**TASK**
Search the material for the string "chart", then return every line where it is found.

***** STORED DATA

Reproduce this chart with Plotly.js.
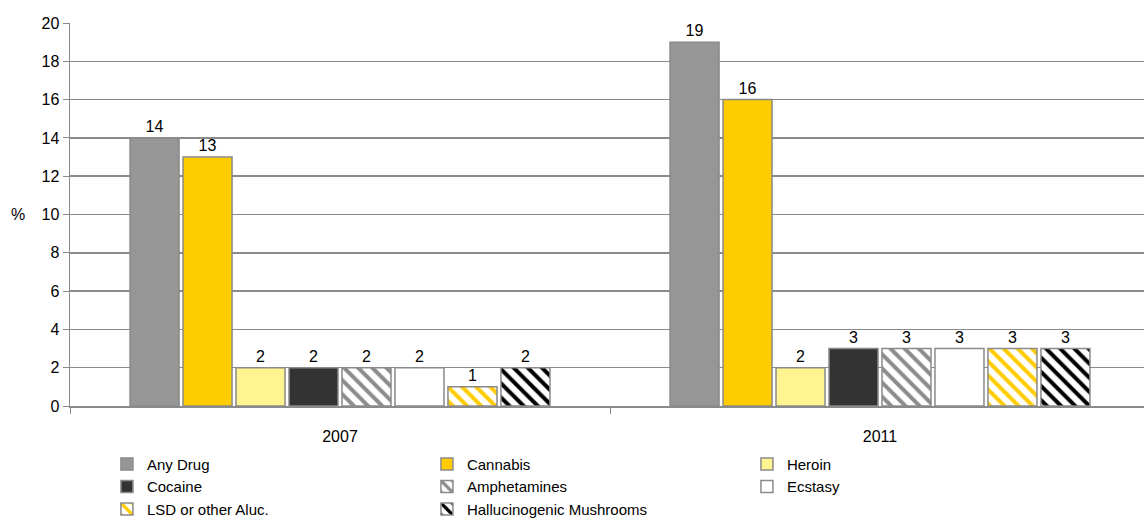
<!DOCTYPE html>
<html>
<head>
<meta charset="utf-8">
<script src="https://cdn.plot.ly/plotly-3.0.1.min.js"></script>
<style>
html,body{margin:0;padding:0;background:#fff;overflow:hidden;}
#chart{width:1150px;height:530px;}
</style>
</head>
<body>
<div id="chart"></div>
<script>
const years = ['2007', '2011'];
const seriesNames = ['Any Drug', 'Cannabis', 'Heroin', 'Cocaine', 'Amphetamines', 'Ecstasy', 'LSD or other Aluc.', 'Hallucinogenic Mushrooms'];
const anyDrug = [14, 19];
const cannabis = [13, 16];
const heroin = [2, 2];
const cocaine = [2, 3];
const amphetamines = [2, 3];
const ecstasy = [2, 3];
const lsd = [1, 3];
const mushrooms = [2, 3];
const yTicks = [0, 2, 4, 6, 8, 10, 12, 14, 16, 18, 20];

const values = [anyDrug, cannabis, heroin, cocaine, amphetamines, ecstasy, lsd, mushrooms];
const styles = [
  {color: '#969696'},
  {color: '#FFCC00'},
  {color: '#FFF48F'},
  {color: '#333333'},
  {color: '#ffffff', pattern: {shape: '\\', fgcolor: '#8c8c8c', bgcolor: '#ffffff', size: 10, solidity: 0.4}},
  {color: '#ffffff'},
  {color: '#ffffff', pattern: {shape: '\\', fgcolor: '#FFCC00', bgcolor: '#ffffff', size: 10, solidity: 0.4}},
  {color: '#ffffff', pattern: {shape: '\\', fgcolor: '#000000', bgcolor: '#ffffff', size: 10, solidity: 0.4}}
];

const traces = seriesNames.map((name, i) => {
  const marker = {color: styles[i].color, line: {color: '#8a8a8a', width: 1.5}};
  if (styles[i].pattern) marker.pattern = styles[i].pattern;
  return {
    type: 'bar',
    name: name,
    x: years,
    y: values[i],
    text: values[i].map(String),
    textposition: 'outside',
    textfont: {family: 'Liberation Sans, Arial, sans-serif', size: 16, color: '#000'},
    cliponaxis: false,
    marker: marker,
    hoverinfo: 'none'
  };
});

const layout = {
  width: 1150,
  height: 530,
  margin: {l: 70, r: 0, t: 23, b: 124},
  paper_bgcolor: '#fff',
  plot_bgcolor: '#fff',
  font: {family: 'Liberation Sans, Arial, sans-serif', size: 16, color: '#000'},
  barmode: 'group',
  bargap: 0.215,
  bargroupgap: 0.075,
  showlegend: true,
  legend: {
    orientation: 'h',
    xref: 'container',
    yref: 'container',
    x: 0.093,
    y: 0.155,
    xanchor: 'left',
    yanchor: 'top',
    entrywidth: 275,
    entrywidthmode: 'pixels',
    font: {size: 15},
    itemwidth: 30,
    tracegroupgap: 0,
    traceorder: 'normal'
  },
  xaxis: {
    type: 'category',
    showline: true,
    linecolor: '#8a8a8a',
    linewidth: 1.5,
    ticks: 'outside',
    tickson: 'boundaries',
    ticklen: 6,
    tickcolor: '#8a8a8a',
    tickfont: {size: 16},
    ticklabelstandoff: 15,
    showgrid: false,
    fixedrange: true
  },
  yaxis: {
    range: [0, 20],
    tickvals: yTicks,
    ticktext: yTicks.map(String),
    showline: true,
    linecolor: '#8a8a8a',
    linewidth: 1.5,
    ticks: 'outside',
    ticklen: 6,
    tickcolor: '#8a8a8a',
    showgrid: true,
    gridcolor: '#8a8a8a',
    gridwidth: 1.5,
    zeroline: false,
    tickfont: {size: 16},
    fixedrange: true
  },
  annotations: [{
    text: '%',
    xref: 'paper', yref: 'paper',
    x: -0.048, y: 0.5,
    xanchor: 'center', yanchor: 'middle',
    showarrow: false,
    font: {size: 16}
  }]
};

Plotly.newPlot('chart', traces, layout, {displayModeBar: false, staticPlot: true});
</script>
</body>
</html>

**********

**RESULT OF THIS EXERCISE**
Reproduce this chart with Plotly.js.
#chart{width:1150px;height:530px;}
<div id="chart"></div>
Plotly.newPlot('chart', traces, layout, {displayModeBar: false, staticPlot: true});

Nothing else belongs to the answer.